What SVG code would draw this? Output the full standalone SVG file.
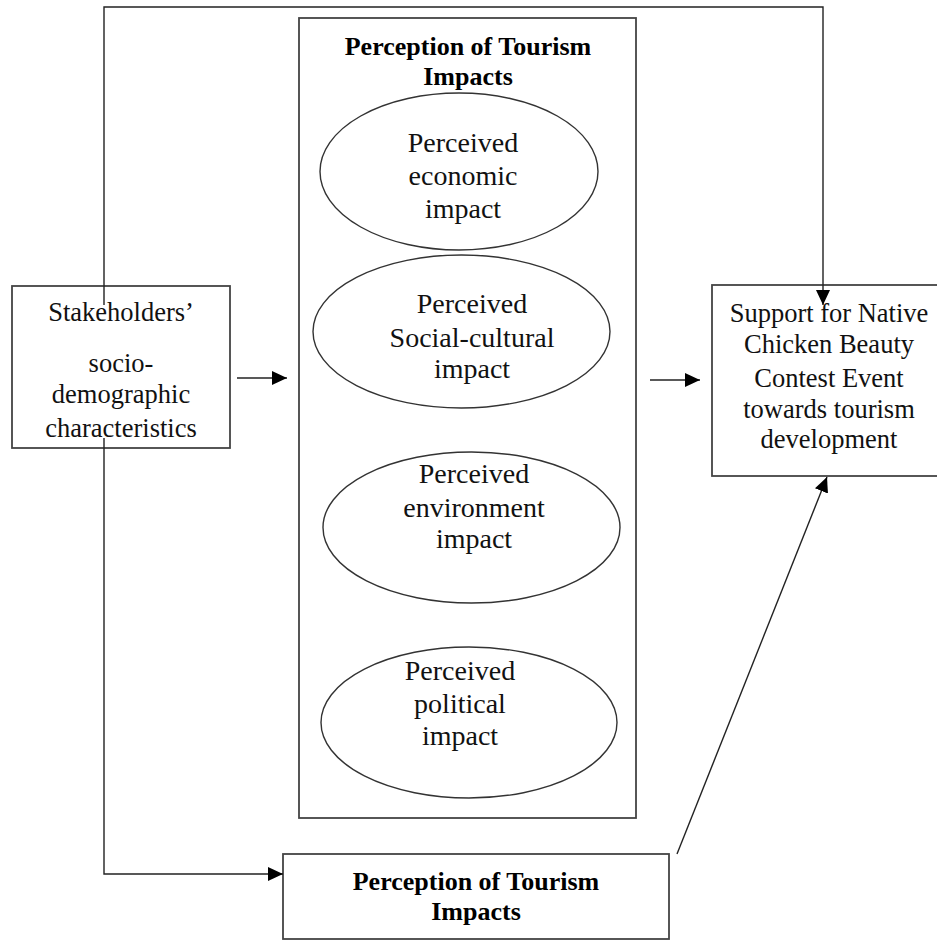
<svg xmlns="http://www.w3.org/2000/svg" width="937" height="940" viewBox="0 0 937 940">
<style>
.box{fill:#fff;stroke:#444;stroke-width:1.8}
.ell{fill:#fff;stroke:#333;stroke-width:1.4}
.t{font-family:"Liberation Serif","Times New Roman",serif;font-size:26.5px;fill:#111;text-anchor:middle}
.te{font-family:"Liberation Serif","Times New Roman",serif;font-size:28px;fill:#111;text-anchor:middle}
.tb{font-family:"Liberation Serif","Times New Roman",serif;font-size:26px;font-weight:bold;fill:#000;text-anchor:middle}
.c{fill:none;stroke:#222;stroke-width:1.4}
</style>
<defs>
<marker id="ah" markerUnits="userSpaceOnUse" markerWidth="16" markerHeight="14" refX="15" refY="7" orient="auto">
<path d="M0,0 L15,7 L0,14 z" fill="#000"/>
</marker>
</defs>
<rect width="937" height="940" fill="#fff"/>
<g id="perception-main">
<rect class="box" x="299" y="18" width="337" height="800"/>
<text class="tb" x="468" y="55">Perception of Tourism</text>
<text class="tb" x="468" y="85">Impacts</text>
</g>
<g id="economic">
<ellipse class="ell" cx="459" cy="171.5" rx="139" ry="78.5"/>
<text class="te" x="463" y="152">Perceived</text>
<text class="te" x="463" y="185">economic</text>
<text class="te" x="463" y="218">impact</text>
</g>
<g id="social">
<ellipse class="ell" cx="461.5" cy="331.5" rx="148.5" ry="76.5"/>
<text class="te" x="472" y="313">Perceived</text>
<text class="te" x="472" y="347">Social-cultural</text>
<text class="te" x="472" y="378">impact</text>
</g>
<g id="environment">
<ellipse class="ell" cx="471.5" cy="527.5" rx="148.5" ry="75.5"/>
<text class="te" x="474" y="483">Perceived</text>
<text class="te" x="474" y="517">environment</text>
<text class="te" x="474" y="548">impact</text>
</g>
<g id="political">
<ellipse class="ell" cx="469" cy="722.5" rx="148" ry="75.5"/>
<text class="te" x="460" y="680">Perceived</text>
<text class="te" x="460" y="713">political</text>
<text class="te" x="460" y="745">impact</text>
</g>
<g id="stakeholders">
<rect class="box" x="12" y="286" width="218" height="162"/>
<text class="t" x="121" y="321">Stakeholders’</text>
<text class="t" x="121" y="372">socio-</text>
<text class="t" x="121" y="403">demographic</text>
<text class="t" x="121" y="437">characteristics</text>
</g>
<g id="support">
<rect class="box" x="712" y="285" width="240" height="191"/>
<text class="t" x="829" y="322">Support for Native</text>
<text class="t" x="829" y="353">Chicken Beauty</text>
<text class="t" x="829" y="387">Contest Event</text>
<text class="t" x="829" y="418">towards tourism</text>
<text class="t" x="829" y="448">development</text>
</g>
<g id="perception-bottom">
<rect class="box" x="283" y="854" width="386" height="85"/>
<text class="tb" x="476" y="890">Perception of Tourism</text>
<text class="tb" x="476" y="920">Impacts</text>
</g>
<g id="connectors">
<polyline class="c" points="104,305 104,7 823,7 823,305" marker-end="url(#ah)"/>
<line class="c" x1="237" y1="378" x2="287" y2="378" marker-end="url(#ah)"/>
<line class="c" x1="650" y1="380" x2="700" y2="380" marker-end="url(#ah)"/>
<polyline class="c" points="104,438 104,874 283,874" marker-end="url(#ah)"/>
<line class="c" x1="677" y1="854" x2="827" y2="477" marker-end="url(#ah)"/>
</g>
</svg>
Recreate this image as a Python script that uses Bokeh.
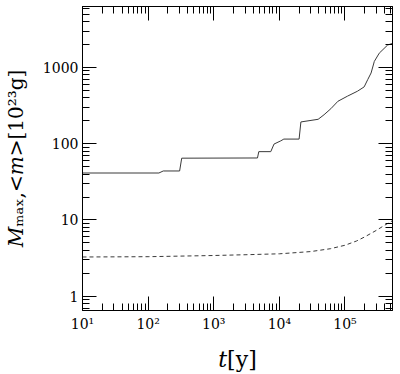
from bokeh.plotting import figure
from bokeh.models import LogAxis, FixedTicker, CustomJSTickFormatter
from bokeh.embed import file_html
from bokeh.resources import INLINE

# largest body mass M_max (solid) and mean mass <m> (dashed), in 1e23 g, vs time in years
t_max = [10, 146, 170, 302, 325, 4640, 4860, 7400, 8300, 10500, 11700, 20000, 21300,
         39000, 48000, 61000, 78000, 109000, 155000, 196000, 222000, 250000, 280000,
         333000, 447000, 530000]
m_max = [41.3, 41.3, 43.9, 43.9, 64.6, 65.0, 78.7, 78.7, 99, 109, 115, 115, 193,
         209, 240, 288, 360, 420, 488, 556, 692, 846, 1200, 1540, 1970, 2070]

t_mean = [10, 100, 1000, 3000, 10000, 30000, 60000, 100000, 150000, 200000, 300000,
          400000, 530000]
m_mean = [3.27, 3.30, 3.42, 3.50, 3.60, 3.85, 4.20, 4.66, 5.30, 6.00, 7.30, 8.50, 9.80]

x_major = [10, 100, 1000, 10000, 100000]
y_major = [1, 10, 100, 1000]

x_minor = [k * 10 ** n for n in range(1, 6) for k in range(2, 10)]
y_minor = [k * 10 ** n for n in range(-1, 4) for k in range(2, 10)]

SERIF = "DejaVu Serif"

p = figure(width=400, height=374, x_axis_type="log", y_axis_type="log",
           x_range=(10, 5.3e5), y_range=(0.65, 6300),
           output_backend="svg", toolbar_location=None,
           min_border_left=82, min_border_right=8, min_border_top=6, min_border_bottom=61)
p.xgrid.visible = False
p.ygrid.visible = False
p.outline_line_color = "black"
p.background_fill_color = "white"
p.border_fill_color = "white"

p.line(t_max, m_max, line_color="#3a3a3a", line_width=1)
p.line(t_mean, m_mean, line_color="#3a3a3a", line_width=1, line_dash="4 3")

sup_fmt = CustomJSTickFormatter(code="""
    const s = {"-1":"\u207b\u00b9","0":"\u2070","1":"\u00b9","2":"\u00b2","3":"\u00b3","4":"\u2074","5":"\u2075","6":"\u2076"};
    return "10" + s[String(Math.round(Math.log10(tick)))];
""")
plain_fmt = CustomJSTickFormatter(code="return String(Math.round(tick));")


def style(ax, major, minor):
    ax.ticker = FixedTicker(ticks=major, minor_ticks=minor)
    ax.axis_line_color = "black"
    ax.major_tick_line_color = "black"
    ax.minor_tick_line_color = "black"
    ax.major_tick_in = 14
    ax.major_tick_out = 0
    ax.minor_tick_in = 7
    ax.minor_tick_out = 0
    ax.major_label_text_font = SERIF
    ax.major_label_text_font_size = "14px"
    ax.major_label_text_color = "black"


xa = p.xaxis[0]
style(xa, x_major, x_minor)
xa.formatter = sup_fmt
xa.major_label_standoff = 5
xa.axis_label = "\U0001D461[y]"
xa.axis_label_text_font = SERIF
xa.axis_label_text_font_size = "22px"
xa.axis_label_text_font_style = "normal"
xa.axis_label_text_color = "black"
xa.axis_label_standoff = 12

ya = p.yaxis[0]
style(ya, y_major, y_minor)
ya.formatter = plain_fmt
ya.major_label_standoff = 4
ya.axis_label = "\U0001D440\u2098\u2090\u2093,<\U0001D45A>[10\u00b2\u00b3g]"
ya.axis_label_text_font = SERIF
ya.axis_label_text_font_size = "20px"
ya.axis_label_text_font_style = "normal"
ya.axis_label_text_color = "black"
ya.axis_label_standoff = 12

# mirrored tick marks on the top and right edges, without labels
top = LogAxis()
style(top, x_major, x_minor)
top.major_label_text_font_size = "1px"
top.major_label_text_alpha = 0
top.major_label_standoff = 0
p.add_layout(top, "above")

right = LogAxis()
style(right, y_major, y_minor)
right.major_label_text_font_size = "1px"
right.major_label_text_alpha = 0
right.major_label_standoff = 0
p.add_layout(right, "right")

open("out.html", "w").write(file_html(p, INLINE))
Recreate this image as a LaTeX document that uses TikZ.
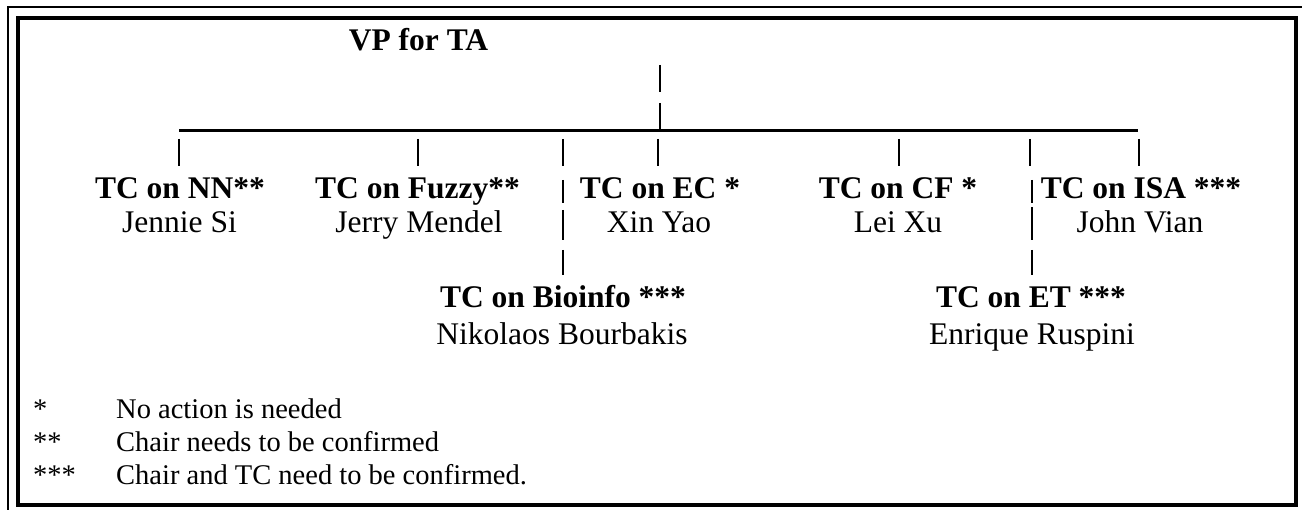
\documentclass[tikz,border=0pt]{standalone}
\usepackage{fontspec}
\setmainfont{Liberation Serif}
\usetikzlibrary{positioning}

\tikzset{
  tcbox/.style={font=\fontsize{31.5}{36}\selectfont\bfseries, inner sep=0pt, anchor=base},
  chairbox/.style={font=\fontsize{31.5}{36}\selectfont, inner sep=0pt, anchor=base},
  keybox/.style={font=\fontsize{28.5}{32}\selectfont, inner sep=0pt, anchor=base west},
  pipe/.style={line width=1.6pt},
  boldpipe/.style={line width=2.4pt},
}

\begin{document}
\begin{tikzpicture}[x=1pt,y=-1pt]
	\useasboundingbox (0,0) rectangle (1302,510);
	% frames
	\draw[line width=2pt] (1302,7.5) -- (7.5,7.5) -- (7.5,510);
	\draw[line width=4pt] (18,18.5) rectangle (1296,505);
	% head
	\node[tcbox] (vp) at (418.5,51) {VP for TA};
	\coordinate (top) at (660,65);
	\coordinate (busL) at (179,130.5);
	\coordinate (busR) at (1138,130.5);
	\draw[boldpipe] (top) -- (660,92);
	\draw[boldpipe] (660,103) -- (660,130);
	\draw[line width=3.8pt] (busL) -- (busR);
	\foreach \x in {179,418,563,658,899,1030,1139}
		\draw[boldpipe] (\x,139) -- (\x,166);
	% committees
	\node[tcbox] (nn) at (180,199) {TC on NN**};
	\node[chairbox] (nnchair) at (179.5,233) {Jennie Si};
	\node[tcbox] (fuzzy) at (417.5,199) {TC on Fuzzy**};
	\node[chairbox] (fuzzychair) at (419,233) {Jerry Mendel};
	\node[tcbox] (ec) at (660,199) {TC on EC *};
	\node[chairbox] (ecchair) at (659,233) {Xin Yao};
	\node[tcbox] (cf) at (898,199) {TC on CF *};
	\node[chairbox] (cfchair) at (898,233) {Lei Xu};
	\node[tcbox] (isa) at (1141,199) {TC on ISA ***};
	\node[chairbox] (isachair) at (1140,233) {John Vian};
	\node[tcbox] (bio) at (563,308) {TC on Bioinfo ***};
	\node[chairbox] (biochair) at (562,345) {Nikolaos Bourbakis};
	\node[tcbox] (et) at (1031,308) {TC on ET ***};
	\node[chairbox] (etchair) at (1032,345) {Enrique Ruspini};
	% broken links down to the second row
	\draw[boldpipe] (563,180) -- (563,203);
	\draw[pipe] (563,210) -- (563,240);
	\draw[pipe] (563,250) -- (563,275);
	\draw[boldpipe] (1032,180) -- (1032,203);
	\draw[pipe] (1032,207) -- (1032,240);
	\draw[pipe] (1032,250) -- (1032,275);
	% key
	\node[keybox] (star1) at (33,419) {*};
	\node[keybox] (key1) at (116,419) {No action is needed};
	\node[keybox] (star2) at (33,452) {**};
	\node[keybox] (key2) at (116,452) {Chair needs to be confirmed};
	\node[keybox] (star3) at (33,485) {***};
	\node[keybox] (key3) at (116,485) {Chair and TC need to be confirmed.};
\end{tikzpicture}
\end{document}
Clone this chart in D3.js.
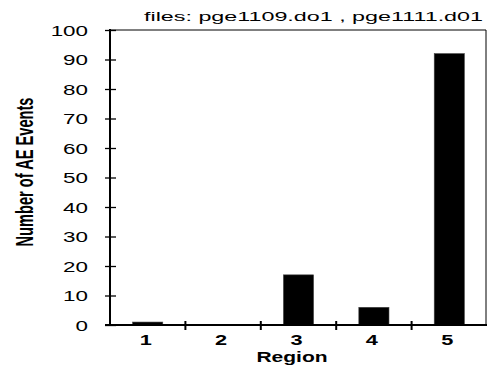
<!DOCTYPE html>
<html>
<head>
<meta charset="utf-8">
<script src="https://cdn.jsdelivr.net/npm/d3@7"></script>
<style>
  html, body { margin: 0; padding: 0; background: #fff; }
  svg { display: block; }
  text { font-family: "Liberation Sans", Arial, sans-serif; fill: #000; }
</style>
</head>
<body>
<div id="chart"></div>
<script>
const regions = ['1', '2', '3', '4', '5'];
const aeEvents = [1, 0, 17, 6, 92];
const yTicks = [0, 10, 20, 30, 40, 50, 60, 70, 80, 90, 100];
const title = 'files: pge1109.do1 , pge1111.d01';

const width = 487;
const height = 369;
const plotLeft = 110, plotRight = 486, plotTop = 30, plotBottom = 325;

const svg = d3.select('#chart')
  .append('svg')
  .attr('width', width)
  .attr('height', height);

const x = d3.scaleBand()
  .domain(regions)
  .range([plotLeft, plotRight + 1])
  .paddingInner(0.6)
  .paddingOuter(0.3);

const y = d3.scaleLinear()
  .domain([0, 100])
  .range([plotBottom, plotTop]);

// widen a text element sideways, the source picture is stretched
function widen(sel, factor) {
  sel.each(function () {
    const w = this.getComputedTextLength();
    d3.select(this)
      .attr('textLength', w * factor)
      .attr('lengthAdjust', 'spacingAndGlyphs');
  });
}

// frame top and right
svg.append('line')
  .attr('x1', plotLeft).attr('x2', plotRight)
  .attr('y1', plotTop).attr('y2', plotTop)
  .attr('stroke', '#000').attr('stroke-width', 1);
svg.append('line')
  .attr('x1', plotRight).attr('x2', plotRight)
  .attr('y1', plotTop).attr('y2', plotBottom)
  .attr('stroke', '#000').attr('stroke-width', 1);

// bars
svg.append('g')
  .selectAll('rect')
  .data(aeEvents)
  .enter()
  .append('rect')
  .attr('x', (d, i) => x(regions[i]))
  .attr('width', x.bandwidth())
  .attr('y', d => y(d))
  .attr('height', d => y(0) - y(d))
  .attr('fill', '#000')
  .attr('stroke', '#444')
  .attr('stroke-width', 0.6);

// y axis
const yAxis = svg.append('g')
  .attr('transform', `translate(${plotLeft},0)`)
  .call(d3.axisLeft(y).tickValues(yTicks).tickSize(5).tickSizeOuter(0).tickPadding(17));
yAxis.select('.domain').attr('stroke', '#000').attr('stroke-width', 2)
  .attr('d', `M0,${plotTop - 1}V${plotBottom}`);
yAxis.selectAll('.tick line')
  .attr('x1', -5).attr('x2', 6)
  .attr('stroke', '#000').attr('stroke-width', 1.3);
yAxis.selectAll('.tick text')
  .attr('font-size', 14)
  .attr('dy', '0.36em')
  .attr('fill', '#111')
  .attr('font-family', '"Liberation Sans", Arial, sans-serif')
  .call(widen, 1.6);

// x axis baseline with ticks at band boundaries
const xAxis = svg.append('g');
xAxis.append('line')
  .attr('x1', plotLeft - 5).attr('x2', plotRight + 1)
  .attr('y1', plotBottom).attr('y2', plotBottom)
  .attr('stroke', '#000').attr('stroke-width', 2);
xAxis.selectAll('.xtick')
  .data(regions.slice(1))
  .enter()
  .append('line')
  .attr('class', 'xtick')
  .attr('x1', d => x(d) - x.step() * x.paddingInner() / 2)
  .attr('x2', d => x(d) - x.step() * x.paddingInner() / 2)
  .attr('y1', plotBottom - 4).attr('y2', plotBottom + 5)
  .attr('stroke', '#000').attr('stroke-width', 2);
xAxis.selectAll('.xlabel')
  .data(regions)
  .enter()
  .append('text')
  .attr('class', 'xlabel')
  .attr('x', d => x(d) + x.bandwidth() / 2 - 2)
  .attr('y', plotBottom + 20)
  .attr('text-anchor', 'middle')
  .attr('font-size', 15)
  .attr('font-weight', 'bold')
  .text(d => d)
  .call(widen, 1.45);

// axis titles
svg.append('text')
  .attr('x', 292)
  .attr('y', 362)
  .attr('text-anchor', 'middle')
  .attr('font-size', 15)
  .attr('font-weight', 'bold')
  .text('Region')
  .call(widen, 1.4);

svg.append('text')
  .attr('transform', 'translate(33,172) rotate(-90)')
  .attr('text-anchor', 'middle')
  .attr('font-size', 23)
  .attr('font-weight', 'bold')
  .attr('font-family', '"Liberation Sans Narrow", "DejaVu Sans Condensed", sans-serif')
  .text('Number of AE Events')
  .attr('textLength', 149)
  .attr('lengthAdjust', 'spacingAndGlyphs');

// title
svg.append('text')
  .attr('x', 144)
  .attr('y', 21)
  .attr('font-size', 12.5)
  .text(title)
  .attr('textLength', 339)
  .attr('lengthAdjust', 'spacingAndGlyphs');
</script>
</body>
</html>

WHAT IS BEING ASKED: Write out again exactly the lines above from the one with "Clone this chart in D3.js." through the one with "const plotLeft = 110, plotRight", adding no other lines and no pictures.

WRITTEN RESPONSE:
Clone this chart in D3.js.
<!DOCTYPE html>
<html>
<head>
<meta charset="utf-8">
<script src="https://cdn.jsdelivr.net/npm/d3@7"></script>
<style>
  html, body { margin: 0; padding: 0; background: #fff; }
  svg { display: block; }
  text { font-family: "Liberation Sans", Arial, sans-serif; fill: #000; }
</style>
</head>
<body>
<div id="chart"></div>
<script>
const regions = ['1', '2', '3', '4', '5'];
const aeEvents = [1, 0, 17, 6, 92];
const yTicks = [0, 10, 20, 30, 40, 50, 60, 70, 80, 90, 100];
const title = 'files: pge1109.do1 , pge1111.d01';

const width = 487;
const height = 369;
const plotLeft = 110, plotRight = 486, plotTop = 30, plotBottom = 325;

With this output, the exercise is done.